Not perfect, but here is a potential idea for how to solve this in CODECOPY:

    elif opcode == EVM.CODECOPY:
        loc: int = ex.st.mloc()
        offset = ex.st.pop()

        if is_concrete(offset):
            concrete_offset = int_of(offset)
            print(green(f"XXX CONCRETE CODECOPY {hexify(ex.this)}@{ex.pc} XXX"))

            size: int = int_of(ex.st.pop(), "symbolic CODECOPY size")
            wextend(ex.st.memory, loc, size)

            codeslice = ex.pgm[concrete_offset : concrete_offset + size]

            actual_size = byte_length(codeslice)
            if actual_size != size:
                raise HalmosException(
                    f"CODECOPY: expected {size} bytes but got {actual_size}"
                )

            ex.st.memory[loc : loc + size] = iter_bytes(codeslice)

        else:
            offsetSolver = SolverFor("QF_BV")
            codesize = con(len(ex.pgm))

            # TODO: we might want to also add a solution check for offset > codesize
            offsetSolver.add(ULE(offset, codesize))

            offsets = set([])
            result = offsetSolver.check()
            while result == sat:
                value = offsetSolver.model().evaluate(offset).as_long()
                offsetSolver.add(offset != value)
                offsets.add(value)
                result = offsetSolver.check()

            if self.options.get("debug"):
                print(f"Splitting execution for CODECOPY with possible offsets {offsets}")

            # say we found 2 possible offset values a and b, we need to
            # to create 2 new executions where we're going to reexecute
            # this CODECOPY instruction (same pc), but one for each offset
            for offset_value in offsets:
                new_ex = self.create_branch(ex, offset == offset_value, ex.pc)

                # replace the items we have consumed on the stack
                new_ex.st.push(con(offset_value))
                new_ex.st.push(con(loc))

                stack.append((new_ex, step_id))
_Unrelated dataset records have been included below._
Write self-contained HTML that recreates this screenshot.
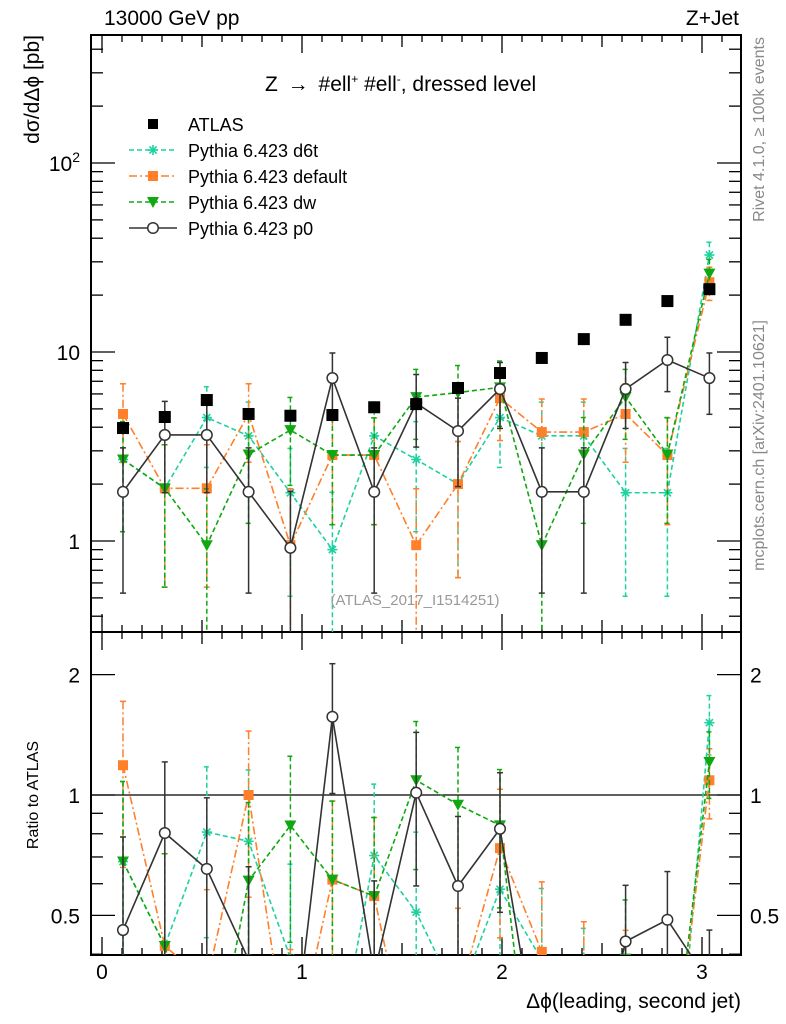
<!DOCTYPE html>
<html><head><meta charset="utf-8"><style>
html,body{margin:0;padding:0;background:#fff;overflow:hidden;}
svg{display:block;font-family:"Liberation Sans",sans-serif;}
</style></head><body>
<svg id="c" width="786" height="1024" viewBox="0 0 786 1024" xmlns="http://www.w3.org/2000/svg"></svg>
<script>
const categories = [0.105,0.314,0.524,0.733,0.942,1.152,1.361,1.571,1.780,1.990,2.199,2.409,2.618,2.827,3.037];
const atlasValues = [3.96,4.53,5.57,4.7,4.6,4.64,5.1,5.3,6.45,7.74,9.3,11.7,14.8,18.6,21.5];
const d6tValues = [2.7,1.9,4.5,3.6,1.8,0.9,3.6,2.7,2.0,4.5,3.6,3.6,1.8,1.8,32.6];
const d6tErr = [1.58,1.33,2.05,1.83,1.29,0.91,1.83,1.58,1.36,2.05,1.83,1.83,1.29,1.29,5.5];
const defValues = [4.7,1.9,1.9,4.7,0.95,2.85,2.85,0.95,2.0,5.7,3.77,3.77,4.7,2.85,23.4];
const defErr = [2.09,1.33,1.33,2.09,0.94,1.63,1.63,0.94,1.36,2.3,1.87,1.87,2.09,1.63,4.66];
const dwValues = [2.7,1.9,0.95,2.87,3.86,2.85,2.85,5.77,6.1,6.5,0.95,2.87,5.77,2.87,26];
const dwErr = [1.58,1.33,0.94,1.63,1.89,1.63,1.63,2.32,2.38,2.46,0.94,1.63,2.32,1.63,4.92];
const p0Values = [1.82,3.64,3.64,1.82,0.92,7.28,1.82,5.37,3.82,6.37,1.82,1.82,6.37,9.07,7.28];
const p0Err = [1.29,1.84,1.84,1.29,0.91,2.6,1.29,2.23,1.88,2.43,1.29,1.29,2.43,2.9,2.6];
const xTicks = [0,1,2,3];
const mainTickLabels = ["1","10","10²"];

const svg = document.getElementById('c');
const NS = "http://www.w3.org/2000/svg";
const L=91, R=741, T=35, MB=632, RB=955;
function X(v){return 102+200*v;}
function Y(v){return 352-189*(Math.log10(v)-1);}
function YR(v){return 795-400*Math.log10(v);}
function el(tag, attrs, parent){const e=document.createElementNS(NS,tag);for(const k in attrs)e.setAttribute(k,attrs[k]);(parent||svg).appendChild(e);return e;}
function txt(s,attrs,parent){const e=el('text',attrs,parent);e.textContent=s;return e;}

const defs=el('defs',{});
const c1=el('clipPath',{id:'cm'},defs);el('rect',{x:L,y:T,width:R-L,height:MB-T},c1);
const c2=el('clipPath',{id:'cr'},defs);el('rect',{x:L,y:MB,width:R-L,height:RB-MB},c2);

const f1=el('rect',{x:L,y:T,width:R-L,height:MB-T,fill:'none',stroke:'#000','stroke-width':2});


const f2=el('rect',{x:L,y:MB,width:R-L,height:RB-MB,fill:'none',stroke:'#000','stroke-width':2});



const xt=el('g',{stroke:'#000','stroke-width':1.3});


for(let i=0;i<=31;i++){const v=i/10;const x=X(v);if(x>R)break;
  const len=(i%10==0)?18:(i%5==0?12:7);
  [T,MB].forEach(y0=>{el('line',{x1:x,y1:y0,x2:x,y2:y0+len},xt);});
  [MB,RB].forEach(y0=>{el('line',{x1:x,y1:y0,x2:x,y2:y0-len},xt);});
}
const yt=el('g',{stroke:'#000','stroke-width':1.3});


for(let d=-1;d<=2;d++){for(let m=1;m<=9;m++){const v=m*Math.pow(10,d);const y=Y(v);if(y<T||y>MB)continue;
  const len=m==1?24:12;
  el('line',{x1:L,y1:y,x2:L+len,y2:y},yt);el('line',{x1:R,y1:y,x2:R-len,y2:y},yt);}}
[0.4,0.5,0.6,0.7,0.8,0.9,1,2].forEach(v=>{const y=YR(v);if(y>RB||y<MB)return;const len=(v==0.5||v==1||v==2)?24:12;
  el('line',{x1:L,y1:y,x2:L+len,y2:y},yt);el('line',{x1:R,y1:y,x2:R-len,y2:y},yt);});
xTicks.forEach(v=>{const t=txt(String(v),{x:X(v),y:979,'font-size':21,'text-anchor':'middle'});
  
  });
[1,10].forEach((v,i)=>{const t=txt(mainTickLabels[i],{x:80,y:Y(v)+8,'font-size':21,'text-anchor':'end'});
  
  });
const t100=el('text',{x:80,y:Y(100)+8,'font-size':21,'text-anchor':'end'});


t100.innerHTML='10<tspan dy="-9" font-size="14">2</tspan>';
[[2,"2"],[1,"1"],[0.5,"0.5"]].forEach(([v,s])=>{
  const a=txt(s,{x:80,y:YR(v)+8,'font-size':21,'text-anchor':'end'});
  
  
  const b=txt(s,{x:750,y:YR(v)+8,'font-size':21,'text-anchor':'start'});
  
  });
const one=el('line',{x1:L,y1:YR(1),x2:R,y2:YR(1),stroke:'#000','stroke-width':1.3});



const series=[
 {name:'d6t',vals:d6tValues,err:d6tErr,color:'#1fd1a0',dash:'5,3',mk:'star'},
 {name:'default',vals:defValues,err:defErr,color:'#ff7f2a',dash:'8,3,2,3',mk:'square'},
 {name:'dw',vals:dwValues,err:dwErr,color:'#10a810',dash:'5,3',mk:'tri'},
 {name:'p0',vals:p0Values,err:p0Err,color:'#333333',dash:'',mk:'circle'}
];
function marker(g,mk,x,y,color){
  if(mk=='square'){el('rect',{x:x-5,y:y-5,width:10,height:10,fill:color},g);}
  else if(mk=='tri'){el('polygon',{points:`${x-6},${y-5} ${x+6},${y-5} ${x},${y+6}`,fill:color},g);}
  else if(mk=='circle'){el('circle',{cx:x,cy:y,r:5.3,fill:'#fff',stroke:color,'stroke-width':1.5},g);}
  else if(mk=='star'){const gg=el('g',{stroke:color,'stroke-width':1.6},g);
    for(let a=0;a<4;a++){const an=a*Math.PI/4;el('line',{x1:x-5*Math.cos(an),y1:y-5*Math.sin(an),x2:x+5*Math.cos(an),y2:y+5*Math.sin(an)},gg);}}
  else if(mk=='bigsquare'){el('rect',{x:x-6,y:y-6,width:12,height:12,fill:color},g);}
}
function drawSeries(s,panel){
  const g=el('g',{'clip-path':panel=='main'?'url(#cm)':'url(#cr)'});
  
  
  const fy=panel=='main'?Y:YR;
  const vals=s.vals.map((v,i)=>panel=='main'?v:v/atlasValues[i]);
  const errs=s.err.map((e,i)=>panel=='main'?e:e/atlasValues[i]);
  const bottom=panel=='main'?MB:RB;
  vals.forEach((v,i)=>{const x=X(categories[i]);const lo=v-errs[i];const hi=v+errs[i];
    const y1=fy(hi);const y2=lo>0?fy(lo):bottom+5;
    const eg=el('g',{stroke:s.color,'stroke-width':1.5,'stroke-dasharray':s.dash},g);
    el('line',{x1:x,y1:y1,x2:x,y2:y2},eg);
    el('line',{x1:x-3,y1:y1,x2:x+3,y2:y1,'stroke-dasharray':''},eg);
    if(lo>0)el('line',{x1:x-3,y1:y2,x2:x+3,y2:y2,'stroke-dasharray':''},eg);});
  const pts=vals.map((v,i)=>X(categories[i])+','+fy(v)).join(' ');
  el('polyline',{points:pts,fill:'none',stroke:s.color,'stroke-width':1.6,'stroke-dasharray':s.dash},g);
  vals.forEach((v,i)=>marker(g,s.mk,X(categories[i]),fy(v),s.color));
}
series.forEach(s=>drawSeries(s,'main'));
series.forEach(s=>drawSeries(s,'ratio'));
const ag=el('g',{'clip-path':'url(#cm)'});


atlasValues.forEach((v,i)=>marker(ag,'bigsquare',X(categories[i]),Y(v),'#000'));

const legend=el('g',{});


const lrows=[{label:'ATLAS',y:124},{label:'Pythia 6.423 d6t',y:150,s:series[0]},{label:'Pythia 6.423 default',y:176,s:series[1]},{label:'Pythia 6.423 dw',y:202,s:series[2]},{label:'Pythia 6.423 p0',y:228,s:series[3]}];
lrows.forEach(r=>{
  const g=el('g',{},legend);
  
  
  if(r.s){el('line',{x1:129,y1:r.y,x2:177,y2:r.y,stroke:r.s.color,'stroke-width':1.5,'stroke-dasharray':r.s.dash},g);marker(g,r.s.mk,153,r.y,r.s.color);}
  else marker(g,'square',153,r.y,'#000');
  txt(r.label,{x:188,y:r.y+7,'font-size':18},g);
});

function T_(s,a,name){const t=txt(s,a);return t;}
T_('13000 GeV pp',{x:104,y:25,'font-size':21},'energy-label');
T_('Z+Jet',{x:739,y:25,'font-size':21,'text-anchor':'end'},'process-label');
const tt=el('text',{x:265,y:91,'font-size':21});


tt.innerHTML='Z <tspan dx="4">→</tspan> <tspan dx="4">#ell</tspan><tspan dy="-8" font-size="12">+</tspan><tspan dy="8"> #ell</tspan><tspan dy="-8" font-size="12">-</tspan><tspan dy="8">, dressed level</tspan>';
T_('(ATLAS_2017_I1514251)',{x:415,y:605,'font-size':15,fill:'#999','text-anchor':'middle'},'analysis-id');
T_('dσ/dΔϕ [pb]',{x:0,y:0,'font-size':21,'text-anchor':'end',transform:'translate(39,35) rotate(-90)'},'y-axis-title');
T_('Ratio to ATLAS',{x:0,y:0,'font-size':16,'text-anchor':'middle',transform:'translate(38,795) rotate(-90)'},'ratio-axis-title');
T_('Δϕ(leading, second jet)',{x:741,y:1008,'font-size':21,'text-anchor':'end'},'x-axis-title');
T_('Rivet 4.1.0, ≥ 100k events',{x:0,y:0,'font-size':16,fill:'#888','text-anchor':'end',transform:'translate(764,37) rotate(-90)'},'rivet-label');
T_('mcplots.cern.ch [arXiv:2401.10621]',{x:0,y:0,'font-size':16,fill:'#888','text-anchor':'end',transform:'translate(764,320) rotate(-90)'},'mcplots-label');
</script>
</body></html>
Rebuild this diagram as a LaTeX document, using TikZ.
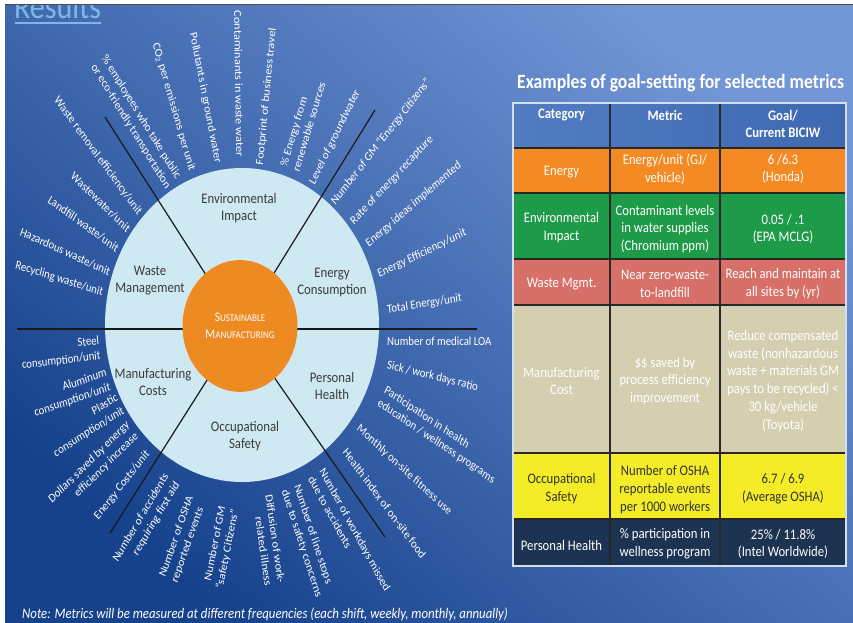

            # we're done with this execution
            continue

note the use of a separate offsetSolver to enumerate possible values

some problems with this:

we may have to deal with uninterpreted functions like evm_bvurem -- might need to replace with the real SMT bvurem operation?
the solver may return unknown, for completeness we may want to keep iterating until result == unsat (meaning that we know there is no other possible solution)

Potentially, we could also fallback to another mechanism. Specifically, we could do pattern matching on the symbolic expression and see that it corresponds to something like offset + evm_bvurem(4byte, num_functions) * 2 and avoid calling a solver for this

Charles Cooper · Answer 3 · Thu May 02 2024 22:07:04 GMT+0800 (China Standard Time)

btw the layout of the dispatcher is in the initcode cbor metadata. using this you should be able to reliably tell what kind (-Ocodesize vs -Ogas) of jumptable it is. here's an example signature with -Ocodesize:

cbor2.loads(bytes.fromhex(initcode.removeprefix("0x"))[-22:])
[1264, [5, 84], 0, {'vyper': [0, 4, 0]}]

and with -Ogas:

(1364, [24], 0, {'vyper': (0, 4, 0)})

(you can ignore the tuple vs list distinction; they are equivalent in cbor).

the codesize optimized bytecode has 2 data sections; the gas-optimized has 1.